Neurosurgery cases
W v Princess Alexandra Hospital NHS Trust
W’s claim concerned delays in the diagnosis of a non-malignant
tumour in her spine. Following the onset of back pain and burning
sensations in her feet and lower legs, W saw a rheumatologist who
performed a spinal x-ray in October 2002 revealing the presence of
a spinal tumour.
W’s hospital failed to advise her of the x-ray results and
failed to arrange for urgent MRI scanning. There was a delay
of about 8 months before the MRI scan and referral to a
neurosurgeon were eventually made.
By the time of the delayed operation, the tumour had invaded the
nerves around the base of the spine and as a result, even after the
surgery, W was left with an incomplete cauda equina syndrome which
severely limits her mobility and affects her bowel and bladder
function.
Richard Earle was instructed in place of other solicitors who
had advised against taking the case any further. Specialist
reports were obtained in the fields of neurology, neurosurgery and
neuroradiology. These confirmed that the poor outcome would
have been avoided with earlier surgery. Indeed, W probably
would not have needed a wheelchair for mobility.
In the legal proceedings, the hospital admitted errors for the
delayed MRI scan and neurosurgical referral but contended that due
to her age, the size and spread of the tumour that such delay did
not make any difference to the outcome.
The case was listed for Trial in April 2008. A few months
beforehand, the Claimant accepted the Defendant’s offer of £400,000
damages together with her legal costs in settlement.
The case was initially privately funded and then conducted on a
“no win, no fee” basis.
“A number of firms of solicitors that we approached told us it
was a hopeless case and refused to help.
Thankfully we found Richard who was willing to “have a go”.
We are so grateful for his dedication and perseverance which,
against the odds, brought us the settlement we felt we
deserved”.
C v Royal London Hospitals NHS Trust
Mark Bowman acted for the parents of A
following his death on 26 April 2004, aged 17.
A had a craniopharyngioma which required a shunt.

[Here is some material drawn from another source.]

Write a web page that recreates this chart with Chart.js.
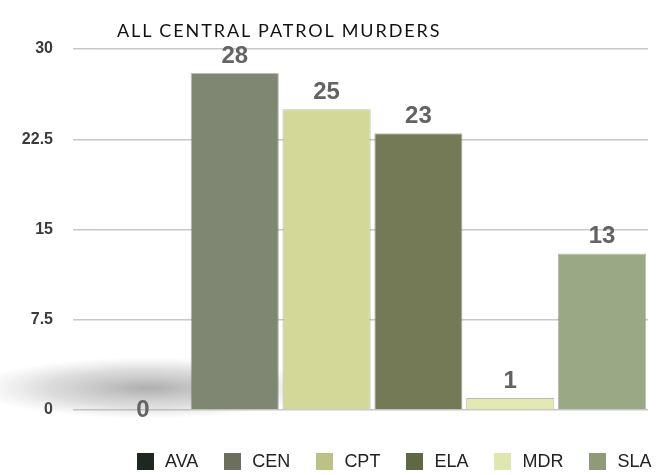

There was a
shunt blockage in April 2004 and surgery was carried out to
alleviate this.
 |
|
Post-operatively, the parents sat by A’s bedside night and day.
During this period, they noted a marked deterioration in his
condition and that he had become incontinent of urine.
Notwithstanding the parents concerns no doctor attended. The
deterioration was not recognised and sadly A suffered a cardiac
arrest and died on 26 April 2004.
Expert evidence was obtained from a Neurosurgeon who was
critical in respect of the performance of the shunt revision and
failing to monitor A’s condition post-operatively. He asserted
that, with appropriate care, A would have survived and made a good
recovery.
Shortly after receipt of the Letter of Claim the Defendant
admitted liability but denied that the parents were entitled to
recover any damages. We obtained the appropriate evidence from a
psychiatrist and the Defendant accepted the inevitable. After
lengthy negotiations, Mark Bowman settled the claim in the sum of
£120,000.
|
The case was conducted on a “No win, No
fee” basis.
After the case, A’s father said: “I do not know how we would
have coped without you. My wife had lost the will to carry on but
thanks to your work, my wife now has a pattern to her life again.
It shows what a remarkable job you did for us both”.
R v Sengupta
The Claimant was a successful business man who had consulted the
Defendant, a Consultant Neurosurgeon privately in connection with
neck pain. On 18 October 2001, during an operation on his cervical
spine, the Defendant severed the right 5th and caused trauma to the
right 6th cervical nerve roots. As a result R suffered severe
disablement to his right (dominant) arm and shoulder and
consequently the use of his hand. R underwent remedial surgery in
March 2002 and although he has made a remarkable recovery he
remains significantly disabled.
On R’s behalf Paul McNeil argued that the surgeon was negligent
in that he undertook surgery when there was no necessity to do so,
performed surgery which carried greater risks owing to the fact
that the same surgeon had operated 14 weeks previously in the same
area, used a technique which carried greater risk, failed to stop
the surgery when he encountered significant scar tissue, failed to
protect the C5 and C6 nerve roots and failed to recognise that he
had severed the C5 nerve (which he was seeking to decompress)
during the course of the surgery.
Until service of the Defence liability was denied.
There was a significant difference between the parties as to the
valuation of the claim.
In the event settlement negotiations took place and the case was
eventually settled in the sum of £600,000.